A home away from home

HOME is a deceptively simple yet evocative word. Simply put, it’s an emotion in itself. Our earliest memories of home are mostly about mom’s warm caress, welcoming smell of home-cooked meals, laughter, friends, family and carefree days. These memories sustain us as we move away from home.

Leaving home is a rite of passage for us all. In another age, boys left home in search of a better future and girls left their parents’ home because it was seemingly so destined.

But in the last few decades, as the world has shrunk metaphorically, many more young people are moving across cities, countries and continents. For this peripatetic generation, the notion of a home has become so much more complex.

There’s the home they leave behind. There’s the home they set up in cities far away. They are inextricably linked to the home they grew up in, but they also become attached to their little nests thousands of miles away.

If they are sharing the space with buddies or a roommate, a little bit of each one of them goes into building that shared nook. The meals cooked together and the humdrum of a shared daily life create lasting bonds in a new city or a foreign land.

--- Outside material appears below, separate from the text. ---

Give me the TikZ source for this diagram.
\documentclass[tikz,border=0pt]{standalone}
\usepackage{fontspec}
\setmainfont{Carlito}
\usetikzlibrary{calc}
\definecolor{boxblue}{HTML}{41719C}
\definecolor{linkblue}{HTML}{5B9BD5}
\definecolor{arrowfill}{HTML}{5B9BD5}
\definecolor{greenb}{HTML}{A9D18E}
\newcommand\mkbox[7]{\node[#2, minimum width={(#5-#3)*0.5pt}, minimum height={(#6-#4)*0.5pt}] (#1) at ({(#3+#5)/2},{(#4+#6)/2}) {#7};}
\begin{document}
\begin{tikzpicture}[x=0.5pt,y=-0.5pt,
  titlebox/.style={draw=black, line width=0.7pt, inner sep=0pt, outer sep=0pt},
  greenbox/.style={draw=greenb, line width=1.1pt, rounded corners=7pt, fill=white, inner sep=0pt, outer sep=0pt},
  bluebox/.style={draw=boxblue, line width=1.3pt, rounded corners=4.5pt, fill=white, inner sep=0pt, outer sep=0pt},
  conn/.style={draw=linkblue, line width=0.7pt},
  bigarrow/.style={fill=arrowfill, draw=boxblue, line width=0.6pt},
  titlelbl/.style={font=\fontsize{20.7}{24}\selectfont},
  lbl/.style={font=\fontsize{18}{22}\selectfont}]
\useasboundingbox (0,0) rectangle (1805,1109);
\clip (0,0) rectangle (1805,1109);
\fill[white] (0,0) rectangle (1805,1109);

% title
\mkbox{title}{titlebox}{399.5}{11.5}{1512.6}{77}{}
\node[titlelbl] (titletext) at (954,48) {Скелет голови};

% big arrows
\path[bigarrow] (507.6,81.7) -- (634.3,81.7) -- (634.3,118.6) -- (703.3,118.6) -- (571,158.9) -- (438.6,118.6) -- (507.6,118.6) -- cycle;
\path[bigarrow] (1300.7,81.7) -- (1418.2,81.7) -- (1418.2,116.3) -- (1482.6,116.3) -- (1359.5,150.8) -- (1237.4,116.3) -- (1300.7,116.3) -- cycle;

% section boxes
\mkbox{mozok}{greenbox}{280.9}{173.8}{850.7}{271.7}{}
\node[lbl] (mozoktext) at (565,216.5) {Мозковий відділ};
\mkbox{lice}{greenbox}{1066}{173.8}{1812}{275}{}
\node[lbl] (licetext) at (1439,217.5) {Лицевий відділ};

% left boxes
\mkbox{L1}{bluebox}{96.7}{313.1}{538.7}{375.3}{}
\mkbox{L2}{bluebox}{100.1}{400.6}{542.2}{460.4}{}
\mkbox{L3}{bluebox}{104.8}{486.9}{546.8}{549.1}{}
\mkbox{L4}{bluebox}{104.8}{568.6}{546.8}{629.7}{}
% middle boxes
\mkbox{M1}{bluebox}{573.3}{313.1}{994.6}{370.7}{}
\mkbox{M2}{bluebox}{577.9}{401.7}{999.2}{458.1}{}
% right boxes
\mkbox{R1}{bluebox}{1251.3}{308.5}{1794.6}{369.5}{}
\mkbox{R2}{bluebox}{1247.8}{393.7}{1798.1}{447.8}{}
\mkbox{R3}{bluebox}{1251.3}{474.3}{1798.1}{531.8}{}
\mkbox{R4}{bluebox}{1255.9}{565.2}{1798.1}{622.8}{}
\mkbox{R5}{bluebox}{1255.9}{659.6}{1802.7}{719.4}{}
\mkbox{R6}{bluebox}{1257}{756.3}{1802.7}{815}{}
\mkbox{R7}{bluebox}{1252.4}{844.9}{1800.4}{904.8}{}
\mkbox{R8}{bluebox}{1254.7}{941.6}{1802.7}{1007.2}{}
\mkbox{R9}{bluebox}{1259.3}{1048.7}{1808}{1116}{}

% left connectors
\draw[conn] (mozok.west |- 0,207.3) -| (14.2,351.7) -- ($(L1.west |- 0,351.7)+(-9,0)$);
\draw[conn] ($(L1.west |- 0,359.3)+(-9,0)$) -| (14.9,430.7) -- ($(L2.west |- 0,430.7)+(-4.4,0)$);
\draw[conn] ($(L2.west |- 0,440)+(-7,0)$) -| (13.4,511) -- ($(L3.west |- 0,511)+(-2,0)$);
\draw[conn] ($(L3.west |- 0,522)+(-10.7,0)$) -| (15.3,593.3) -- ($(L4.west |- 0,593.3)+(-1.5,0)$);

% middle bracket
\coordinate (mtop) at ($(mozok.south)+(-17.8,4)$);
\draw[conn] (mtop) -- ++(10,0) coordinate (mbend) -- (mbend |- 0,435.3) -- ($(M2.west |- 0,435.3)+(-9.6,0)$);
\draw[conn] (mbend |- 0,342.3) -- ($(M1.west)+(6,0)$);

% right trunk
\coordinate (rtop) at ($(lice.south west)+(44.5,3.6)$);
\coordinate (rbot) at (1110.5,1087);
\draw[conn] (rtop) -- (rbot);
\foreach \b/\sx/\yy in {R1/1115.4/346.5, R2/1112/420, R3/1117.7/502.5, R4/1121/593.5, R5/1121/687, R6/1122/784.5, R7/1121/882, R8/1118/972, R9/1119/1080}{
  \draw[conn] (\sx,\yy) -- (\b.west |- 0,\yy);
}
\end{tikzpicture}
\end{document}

If they are flying solo, setting up a space of their own is a journey in itself. Assembling furniture on their own is as big a triumph as landing a job! Adventures with a hob or a fridge gone awry, particularly on a weekend, are lessons in crisis management. Add to it limited local language skills and life becomes even more interesting.

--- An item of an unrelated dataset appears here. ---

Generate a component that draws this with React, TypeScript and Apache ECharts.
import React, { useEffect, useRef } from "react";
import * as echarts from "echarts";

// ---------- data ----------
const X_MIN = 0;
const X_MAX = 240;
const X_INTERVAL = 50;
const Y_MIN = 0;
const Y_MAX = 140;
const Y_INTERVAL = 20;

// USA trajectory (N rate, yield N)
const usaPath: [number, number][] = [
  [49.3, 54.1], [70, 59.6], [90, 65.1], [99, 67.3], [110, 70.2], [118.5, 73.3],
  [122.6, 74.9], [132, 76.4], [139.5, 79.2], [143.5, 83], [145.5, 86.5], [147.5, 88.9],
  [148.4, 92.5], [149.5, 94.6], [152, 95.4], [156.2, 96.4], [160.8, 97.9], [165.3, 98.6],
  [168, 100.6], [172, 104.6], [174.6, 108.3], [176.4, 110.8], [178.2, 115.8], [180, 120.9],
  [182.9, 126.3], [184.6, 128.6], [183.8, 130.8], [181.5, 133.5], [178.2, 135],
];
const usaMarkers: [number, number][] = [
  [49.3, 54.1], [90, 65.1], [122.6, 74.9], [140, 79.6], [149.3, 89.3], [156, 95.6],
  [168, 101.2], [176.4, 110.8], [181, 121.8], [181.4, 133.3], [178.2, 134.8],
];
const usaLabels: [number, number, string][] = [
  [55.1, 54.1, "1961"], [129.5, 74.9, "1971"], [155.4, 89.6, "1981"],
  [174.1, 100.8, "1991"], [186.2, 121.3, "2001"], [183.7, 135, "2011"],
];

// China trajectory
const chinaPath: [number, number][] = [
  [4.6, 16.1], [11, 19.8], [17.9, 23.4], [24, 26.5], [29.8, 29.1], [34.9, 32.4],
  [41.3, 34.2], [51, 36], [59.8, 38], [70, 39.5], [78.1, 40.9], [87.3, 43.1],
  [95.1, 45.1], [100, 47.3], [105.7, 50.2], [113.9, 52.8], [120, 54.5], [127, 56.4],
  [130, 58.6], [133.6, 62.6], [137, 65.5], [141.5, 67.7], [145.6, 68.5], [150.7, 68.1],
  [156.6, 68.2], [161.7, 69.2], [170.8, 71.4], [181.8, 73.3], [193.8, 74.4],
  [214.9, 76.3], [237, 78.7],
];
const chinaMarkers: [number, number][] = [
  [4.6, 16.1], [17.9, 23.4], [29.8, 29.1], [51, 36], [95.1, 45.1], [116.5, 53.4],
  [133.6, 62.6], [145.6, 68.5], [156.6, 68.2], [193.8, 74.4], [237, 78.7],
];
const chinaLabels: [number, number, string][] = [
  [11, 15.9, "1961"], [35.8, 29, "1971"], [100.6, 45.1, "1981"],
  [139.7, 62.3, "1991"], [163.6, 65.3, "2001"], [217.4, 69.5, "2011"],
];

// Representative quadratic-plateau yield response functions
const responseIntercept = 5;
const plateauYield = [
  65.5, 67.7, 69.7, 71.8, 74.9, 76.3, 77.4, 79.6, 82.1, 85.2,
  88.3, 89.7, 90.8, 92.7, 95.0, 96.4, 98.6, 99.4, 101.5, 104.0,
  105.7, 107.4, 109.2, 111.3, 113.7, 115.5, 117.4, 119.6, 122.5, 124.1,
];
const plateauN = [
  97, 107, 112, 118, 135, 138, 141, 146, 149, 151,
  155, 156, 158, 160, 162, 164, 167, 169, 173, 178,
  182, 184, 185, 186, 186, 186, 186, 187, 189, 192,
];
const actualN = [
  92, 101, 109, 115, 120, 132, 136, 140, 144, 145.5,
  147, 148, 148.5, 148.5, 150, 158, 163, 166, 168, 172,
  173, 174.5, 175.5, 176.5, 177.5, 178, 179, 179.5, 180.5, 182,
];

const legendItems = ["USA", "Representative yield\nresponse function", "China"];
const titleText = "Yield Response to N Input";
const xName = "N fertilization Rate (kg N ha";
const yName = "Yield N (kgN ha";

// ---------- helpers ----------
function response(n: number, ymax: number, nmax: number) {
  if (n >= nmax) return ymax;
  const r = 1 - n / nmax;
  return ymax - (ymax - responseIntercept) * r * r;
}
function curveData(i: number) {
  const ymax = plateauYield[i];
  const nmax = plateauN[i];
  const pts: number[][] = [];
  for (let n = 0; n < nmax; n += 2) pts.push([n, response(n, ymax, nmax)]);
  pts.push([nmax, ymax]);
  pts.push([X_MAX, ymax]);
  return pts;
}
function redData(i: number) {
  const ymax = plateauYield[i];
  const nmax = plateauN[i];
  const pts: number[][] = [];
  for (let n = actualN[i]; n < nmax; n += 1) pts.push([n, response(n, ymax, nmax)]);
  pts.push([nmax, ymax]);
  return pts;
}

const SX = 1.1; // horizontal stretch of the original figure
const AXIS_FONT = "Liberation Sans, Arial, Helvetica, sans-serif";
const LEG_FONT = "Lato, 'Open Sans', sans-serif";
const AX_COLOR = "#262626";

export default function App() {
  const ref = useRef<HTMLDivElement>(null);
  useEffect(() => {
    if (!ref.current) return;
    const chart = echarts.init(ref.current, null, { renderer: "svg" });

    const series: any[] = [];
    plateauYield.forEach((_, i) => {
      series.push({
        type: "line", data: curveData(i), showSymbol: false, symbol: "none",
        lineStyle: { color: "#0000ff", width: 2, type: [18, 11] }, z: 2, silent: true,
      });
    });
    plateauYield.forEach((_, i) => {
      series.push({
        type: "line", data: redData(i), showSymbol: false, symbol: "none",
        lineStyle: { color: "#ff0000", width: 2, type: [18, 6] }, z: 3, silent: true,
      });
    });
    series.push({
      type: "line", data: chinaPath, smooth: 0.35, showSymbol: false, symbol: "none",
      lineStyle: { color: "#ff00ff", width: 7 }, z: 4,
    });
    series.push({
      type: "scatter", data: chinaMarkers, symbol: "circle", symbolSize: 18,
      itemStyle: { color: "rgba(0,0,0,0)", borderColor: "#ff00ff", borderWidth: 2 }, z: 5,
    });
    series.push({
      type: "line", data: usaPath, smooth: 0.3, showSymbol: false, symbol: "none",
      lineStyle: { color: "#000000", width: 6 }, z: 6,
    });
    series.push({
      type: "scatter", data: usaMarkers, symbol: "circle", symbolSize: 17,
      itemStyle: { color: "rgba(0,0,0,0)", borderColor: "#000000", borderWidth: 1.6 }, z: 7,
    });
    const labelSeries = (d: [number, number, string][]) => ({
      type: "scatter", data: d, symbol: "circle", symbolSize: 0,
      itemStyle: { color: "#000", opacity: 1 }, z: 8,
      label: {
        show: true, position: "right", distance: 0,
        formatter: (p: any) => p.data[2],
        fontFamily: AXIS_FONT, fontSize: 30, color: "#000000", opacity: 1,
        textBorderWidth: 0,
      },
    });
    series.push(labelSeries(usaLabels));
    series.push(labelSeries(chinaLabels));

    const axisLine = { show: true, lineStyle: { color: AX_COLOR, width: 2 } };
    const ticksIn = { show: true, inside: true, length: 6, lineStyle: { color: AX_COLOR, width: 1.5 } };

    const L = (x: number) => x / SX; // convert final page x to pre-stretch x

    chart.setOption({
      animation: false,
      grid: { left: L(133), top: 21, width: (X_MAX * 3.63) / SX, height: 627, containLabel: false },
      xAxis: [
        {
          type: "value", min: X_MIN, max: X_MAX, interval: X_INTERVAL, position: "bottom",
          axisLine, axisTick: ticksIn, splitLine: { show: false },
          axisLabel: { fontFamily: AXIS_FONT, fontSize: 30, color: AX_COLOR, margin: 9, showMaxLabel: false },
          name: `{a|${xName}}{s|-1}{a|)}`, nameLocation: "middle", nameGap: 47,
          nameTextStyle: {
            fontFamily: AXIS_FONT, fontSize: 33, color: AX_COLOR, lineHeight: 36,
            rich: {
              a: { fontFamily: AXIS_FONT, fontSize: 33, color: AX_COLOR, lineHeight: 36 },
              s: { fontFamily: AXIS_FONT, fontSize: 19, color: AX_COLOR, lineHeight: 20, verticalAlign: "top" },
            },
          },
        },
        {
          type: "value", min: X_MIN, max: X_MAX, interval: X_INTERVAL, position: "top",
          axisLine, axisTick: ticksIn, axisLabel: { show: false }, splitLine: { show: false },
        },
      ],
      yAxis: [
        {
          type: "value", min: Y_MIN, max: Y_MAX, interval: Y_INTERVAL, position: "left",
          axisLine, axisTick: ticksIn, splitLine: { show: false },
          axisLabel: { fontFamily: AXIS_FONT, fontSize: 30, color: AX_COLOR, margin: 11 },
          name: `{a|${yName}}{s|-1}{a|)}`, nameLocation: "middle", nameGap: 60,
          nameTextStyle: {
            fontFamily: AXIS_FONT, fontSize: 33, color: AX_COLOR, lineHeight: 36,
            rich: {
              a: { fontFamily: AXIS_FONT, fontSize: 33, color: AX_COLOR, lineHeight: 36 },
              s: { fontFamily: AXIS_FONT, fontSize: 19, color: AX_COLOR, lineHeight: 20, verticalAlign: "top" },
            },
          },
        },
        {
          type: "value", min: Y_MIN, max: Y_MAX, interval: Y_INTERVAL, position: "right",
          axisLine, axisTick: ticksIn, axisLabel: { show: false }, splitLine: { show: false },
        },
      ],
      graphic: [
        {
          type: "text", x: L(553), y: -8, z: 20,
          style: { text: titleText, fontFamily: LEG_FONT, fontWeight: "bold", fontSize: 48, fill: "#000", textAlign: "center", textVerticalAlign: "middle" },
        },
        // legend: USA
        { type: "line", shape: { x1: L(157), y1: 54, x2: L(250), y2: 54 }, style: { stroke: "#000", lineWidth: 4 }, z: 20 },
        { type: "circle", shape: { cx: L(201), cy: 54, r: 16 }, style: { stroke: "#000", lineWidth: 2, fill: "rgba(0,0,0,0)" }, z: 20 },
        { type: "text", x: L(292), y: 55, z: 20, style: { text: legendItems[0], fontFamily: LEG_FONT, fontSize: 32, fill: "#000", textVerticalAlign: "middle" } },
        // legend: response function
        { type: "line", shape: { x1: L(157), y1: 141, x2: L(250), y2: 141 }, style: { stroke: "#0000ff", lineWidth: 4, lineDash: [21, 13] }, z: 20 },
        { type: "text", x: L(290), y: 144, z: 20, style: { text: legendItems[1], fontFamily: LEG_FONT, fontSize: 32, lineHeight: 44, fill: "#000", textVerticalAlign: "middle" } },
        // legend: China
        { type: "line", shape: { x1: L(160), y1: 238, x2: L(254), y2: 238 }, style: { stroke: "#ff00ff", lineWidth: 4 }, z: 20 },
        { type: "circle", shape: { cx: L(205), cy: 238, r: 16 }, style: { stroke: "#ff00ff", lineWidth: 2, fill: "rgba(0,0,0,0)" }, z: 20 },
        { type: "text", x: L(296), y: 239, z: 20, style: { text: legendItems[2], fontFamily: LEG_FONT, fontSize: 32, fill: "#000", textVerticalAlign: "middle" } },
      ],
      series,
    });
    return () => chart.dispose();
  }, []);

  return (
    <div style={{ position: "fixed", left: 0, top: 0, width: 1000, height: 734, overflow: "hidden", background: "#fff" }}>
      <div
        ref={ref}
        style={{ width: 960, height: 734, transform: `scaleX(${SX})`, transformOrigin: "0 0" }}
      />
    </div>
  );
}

Moms are always loved, but now they are treated as divas. Suddenly, the children realise that running a home, even for one person and juggling a job, is an act which their moms seem to ace almost effortlessly.

They become house-proud. Some have a row of beautiful flowers blooming on their window, others are content on keeping the solitary plant on their table alive. Some become pet parents and learn life lessons in caring for another soul. Many of them, both girls and boys, become adroit cooks and critically judge the food when they are back home!

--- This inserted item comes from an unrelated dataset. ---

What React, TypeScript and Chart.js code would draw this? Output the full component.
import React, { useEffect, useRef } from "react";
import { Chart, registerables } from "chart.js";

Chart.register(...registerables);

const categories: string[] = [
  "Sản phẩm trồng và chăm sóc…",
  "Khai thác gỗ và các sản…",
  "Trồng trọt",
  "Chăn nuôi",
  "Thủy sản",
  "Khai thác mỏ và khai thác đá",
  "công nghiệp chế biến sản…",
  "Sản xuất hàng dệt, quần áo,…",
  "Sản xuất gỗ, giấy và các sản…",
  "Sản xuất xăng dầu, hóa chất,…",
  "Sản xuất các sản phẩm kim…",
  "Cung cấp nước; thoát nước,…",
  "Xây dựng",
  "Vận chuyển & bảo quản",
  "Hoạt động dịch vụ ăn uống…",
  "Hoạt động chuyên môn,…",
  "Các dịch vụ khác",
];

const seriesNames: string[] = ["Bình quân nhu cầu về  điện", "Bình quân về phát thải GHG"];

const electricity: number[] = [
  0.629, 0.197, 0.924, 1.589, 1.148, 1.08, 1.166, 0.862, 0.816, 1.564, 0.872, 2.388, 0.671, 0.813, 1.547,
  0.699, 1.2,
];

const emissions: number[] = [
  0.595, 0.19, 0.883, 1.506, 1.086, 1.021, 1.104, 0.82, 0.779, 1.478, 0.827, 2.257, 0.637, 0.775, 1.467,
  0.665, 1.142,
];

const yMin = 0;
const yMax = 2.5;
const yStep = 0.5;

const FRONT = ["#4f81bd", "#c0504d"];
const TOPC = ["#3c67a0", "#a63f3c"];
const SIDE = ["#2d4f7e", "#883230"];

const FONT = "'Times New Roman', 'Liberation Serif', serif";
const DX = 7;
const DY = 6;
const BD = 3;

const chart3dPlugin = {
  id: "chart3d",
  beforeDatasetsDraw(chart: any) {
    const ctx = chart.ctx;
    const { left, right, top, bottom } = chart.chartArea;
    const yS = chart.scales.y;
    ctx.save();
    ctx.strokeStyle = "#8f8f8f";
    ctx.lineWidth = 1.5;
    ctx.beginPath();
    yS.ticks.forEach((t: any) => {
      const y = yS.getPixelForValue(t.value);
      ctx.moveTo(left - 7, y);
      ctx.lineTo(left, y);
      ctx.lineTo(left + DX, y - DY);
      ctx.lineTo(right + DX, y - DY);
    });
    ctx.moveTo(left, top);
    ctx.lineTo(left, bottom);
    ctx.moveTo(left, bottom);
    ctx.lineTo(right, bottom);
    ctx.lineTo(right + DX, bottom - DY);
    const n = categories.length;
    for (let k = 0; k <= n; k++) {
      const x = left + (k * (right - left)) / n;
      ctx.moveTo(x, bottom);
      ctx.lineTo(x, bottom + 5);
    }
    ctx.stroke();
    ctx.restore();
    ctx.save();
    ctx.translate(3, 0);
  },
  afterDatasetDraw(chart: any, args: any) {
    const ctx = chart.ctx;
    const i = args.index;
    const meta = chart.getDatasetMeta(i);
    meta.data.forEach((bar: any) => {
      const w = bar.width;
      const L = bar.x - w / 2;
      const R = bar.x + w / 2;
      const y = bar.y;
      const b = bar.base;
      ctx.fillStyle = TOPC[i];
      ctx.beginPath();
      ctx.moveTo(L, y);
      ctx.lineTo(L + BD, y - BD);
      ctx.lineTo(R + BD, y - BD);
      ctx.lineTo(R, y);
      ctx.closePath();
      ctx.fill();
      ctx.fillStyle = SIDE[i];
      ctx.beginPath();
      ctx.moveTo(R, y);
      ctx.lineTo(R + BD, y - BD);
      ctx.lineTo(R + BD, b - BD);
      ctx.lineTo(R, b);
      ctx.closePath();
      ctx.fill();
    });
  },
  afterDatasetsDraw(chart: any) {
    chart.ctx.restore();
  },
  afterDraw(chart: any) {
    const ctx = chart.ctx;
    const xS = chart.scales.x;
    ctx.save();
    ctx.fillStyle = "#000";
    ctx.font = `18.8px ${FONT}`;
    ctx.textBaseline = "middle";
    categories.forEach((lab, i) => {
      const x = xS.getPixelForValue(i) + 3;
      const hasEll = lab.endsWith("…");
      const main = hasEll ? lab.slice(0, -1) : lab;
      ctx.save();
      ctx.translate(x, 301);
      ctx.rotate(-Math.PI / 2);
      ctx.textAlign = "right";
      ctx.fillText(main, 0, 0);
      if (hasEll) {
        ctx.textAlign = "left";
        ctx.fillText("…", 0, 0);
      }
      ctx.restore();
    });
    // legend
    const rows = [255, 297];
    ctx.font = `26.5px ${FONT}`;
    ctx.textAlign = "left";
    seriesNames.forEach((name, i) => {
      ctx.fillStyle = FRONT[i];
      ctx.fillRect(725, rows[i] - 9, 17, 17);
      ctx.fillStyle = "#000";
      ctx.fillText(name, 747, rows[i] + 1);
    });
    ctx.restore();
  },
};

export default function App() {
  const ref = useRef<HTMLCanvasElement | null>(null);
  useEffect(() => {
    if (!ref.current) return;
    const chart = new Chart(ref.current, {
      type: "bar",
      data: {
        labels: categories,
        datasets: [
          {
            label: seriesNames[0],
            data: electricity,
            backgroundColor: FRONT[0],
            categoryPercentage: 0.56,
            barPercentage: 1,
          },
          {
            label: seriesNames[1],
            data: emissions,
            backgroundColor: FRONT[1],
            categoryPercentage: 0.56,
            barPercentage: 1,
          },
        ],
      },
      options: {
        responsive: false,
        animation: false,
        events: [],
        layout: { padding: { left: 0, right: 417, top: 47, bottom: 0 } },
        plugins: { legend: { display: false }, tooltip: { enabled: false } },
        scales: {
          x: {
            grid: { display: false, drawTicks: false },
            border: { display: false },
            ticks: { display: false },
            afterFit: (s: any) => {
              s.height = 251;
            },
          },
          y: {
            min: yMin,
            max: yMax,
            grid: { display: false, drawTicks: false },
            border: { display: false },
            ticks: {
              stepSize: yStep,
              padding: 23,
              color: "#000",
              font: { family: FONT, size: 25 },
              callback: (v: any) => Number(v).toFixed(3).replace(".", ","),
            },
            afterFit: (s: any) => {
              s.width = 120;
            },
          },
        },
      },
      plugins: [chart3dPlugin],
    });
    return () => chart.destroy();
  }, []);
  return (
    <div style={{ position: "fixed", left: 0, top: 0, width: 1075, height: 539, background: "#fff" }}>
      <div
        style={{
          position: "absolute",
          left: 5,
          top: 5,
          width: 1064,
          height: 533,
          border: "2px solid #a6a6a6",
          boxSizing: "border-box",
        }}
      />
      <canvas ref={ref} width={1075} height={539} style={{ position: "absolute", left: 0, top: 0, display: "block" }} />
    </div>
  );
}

Recipes, groceries, bed linen and weekend chores become part of their conversation. Sometimes, they enjoy adulting, and at other times they feel overwhelmed and wish to run back home!

They enjoy their trips back home, but also love to talk about their homes back in the cities they call their own now.

As parents and a generation senior to this lot, it’s refreshing to see them become responsible adults in more ways than one. I only wish that stereotypes and the baggage of expectations don’t bog them down as some of them choose partners and move into the next phase of life. The responsibility is ours as much as theirs. Let us not box them into roles which a wife or a husband is supposed to perform. Let this not be just a phase but the foundation of a happy thriving home with someone special.